> [WHAT TO DO]: Take the lines from the top down to and including the one with "const labelFont = '18px" and repeat them exactly. Omit images.

----- DATASET CONTENT -----

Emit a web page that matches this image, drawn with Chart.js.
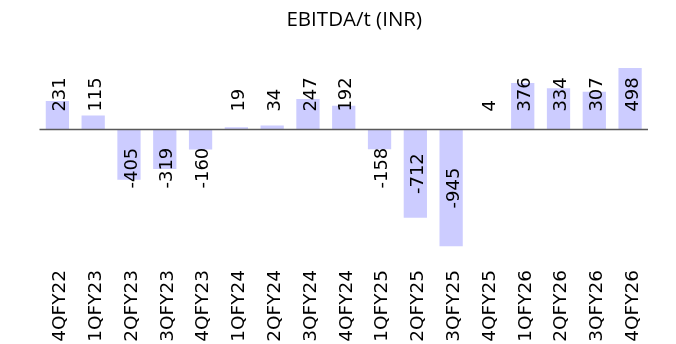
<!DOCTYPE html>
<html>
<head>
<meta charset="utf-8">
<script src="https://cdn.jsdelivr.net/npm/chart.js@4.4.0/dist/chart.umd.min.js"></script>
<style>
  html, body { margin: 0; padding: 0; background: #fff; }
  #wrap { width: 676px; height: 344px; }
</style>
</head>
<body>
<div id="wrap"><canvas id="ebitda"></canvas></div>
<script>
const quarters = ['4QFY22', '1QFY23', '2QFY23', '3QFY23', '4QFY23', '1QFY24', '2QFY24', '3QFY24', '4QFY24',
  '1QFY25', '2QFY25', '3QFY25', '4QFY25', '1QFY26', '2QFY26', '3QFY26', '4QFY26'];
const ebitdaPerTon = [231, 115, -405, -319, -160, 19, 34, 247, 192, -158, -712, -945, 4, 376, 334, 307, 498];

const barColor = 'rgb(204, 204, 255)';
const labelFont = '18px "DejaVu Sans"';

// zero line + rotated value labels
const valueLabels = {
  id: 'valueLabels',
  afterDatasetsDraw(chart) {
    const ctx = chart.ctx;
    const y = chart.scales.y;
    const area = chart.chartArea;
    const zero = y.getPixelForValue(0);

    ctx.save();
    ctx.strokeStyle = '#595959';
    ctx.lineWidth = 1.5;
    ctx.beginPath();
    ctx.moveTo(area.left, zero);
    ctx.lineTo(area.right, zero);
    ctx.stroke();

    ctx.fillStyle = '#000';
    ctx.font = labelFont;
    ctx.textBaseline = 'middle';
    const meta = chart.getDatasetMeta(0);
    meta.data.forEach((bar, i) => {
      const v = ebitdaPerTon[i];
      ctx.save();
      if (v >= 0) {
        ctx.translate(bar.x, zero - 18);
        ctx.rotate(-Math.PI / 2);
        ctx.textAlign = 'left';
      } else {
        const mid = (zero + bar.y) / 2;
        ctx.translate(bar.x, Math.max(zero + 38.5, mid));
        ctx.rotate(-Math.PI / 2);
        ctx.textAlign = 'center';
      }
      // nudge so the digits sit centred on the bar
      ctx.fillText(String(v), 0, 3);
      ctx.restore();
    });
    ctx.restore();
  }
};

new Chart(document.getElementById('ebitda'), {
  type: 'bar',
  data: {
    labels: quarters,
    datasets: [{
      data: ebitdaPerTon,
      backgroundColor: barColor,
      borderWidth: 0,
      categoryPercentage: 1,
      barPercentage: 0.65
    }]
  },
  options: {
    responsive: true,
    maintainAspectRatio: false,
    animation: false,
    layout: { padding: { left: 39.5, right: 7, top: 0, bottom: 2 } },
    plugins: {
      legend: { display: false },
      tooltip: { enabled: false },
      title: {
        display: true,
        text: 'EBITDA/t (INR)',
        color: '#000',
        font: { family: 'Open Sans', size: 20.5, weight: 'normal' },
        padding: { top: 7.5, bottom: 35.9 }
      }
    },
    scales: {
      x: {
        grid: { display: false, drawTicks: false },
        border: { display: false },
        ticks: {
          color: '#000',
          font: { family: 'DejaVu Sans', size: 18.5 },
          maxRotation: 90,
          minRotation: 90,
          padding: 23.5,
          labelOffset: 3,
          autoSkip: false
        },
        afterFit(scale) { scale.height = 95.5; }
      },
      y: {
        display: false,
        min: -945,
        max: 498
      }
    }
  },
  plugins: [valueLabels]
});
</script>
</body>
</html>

-----

> [SOLUTION FOR THIS EXERCISE]:
Emit a web page that matches this image, drawn with Chart.js.
<!DOCTYPE html>
<html>
<head>
<meta charset="utf-8">
<script src="https://cdn.jsdelivr.net/npm/chart.js@4.4.0/dist/chart.umd.min.js"></script>
<style>
  html, body { margin: 0; padding: 0; background: #fff; }
  #wrap { width: 676px; height: 344px; }
</style>
</head>
<body>
<div id="wrap"><canvas id="ebitda"></canvas></div>
<script>
const quarters = ['4QFY22', '1QFY23', '2QFY23', '3QFY23', '4QFY23', '1QFY24', '2QFY24', '3QFY24', '4QFY24',
  '1QFY25', '2QFY25', '3QFY25', '4QFY25', '1QFY26', '2QFY26', '3QFY26', '4QFY26'];
const ebitdaPerTon = [231, 115, -405, -319, -160, 19, 34, 247, 192, -158, -712, -945, 4, 376, 334, 307, 498];

const barColor = 'rgb(204, 204, 255)';
const labelFont = '18px "DejaVu Sans"';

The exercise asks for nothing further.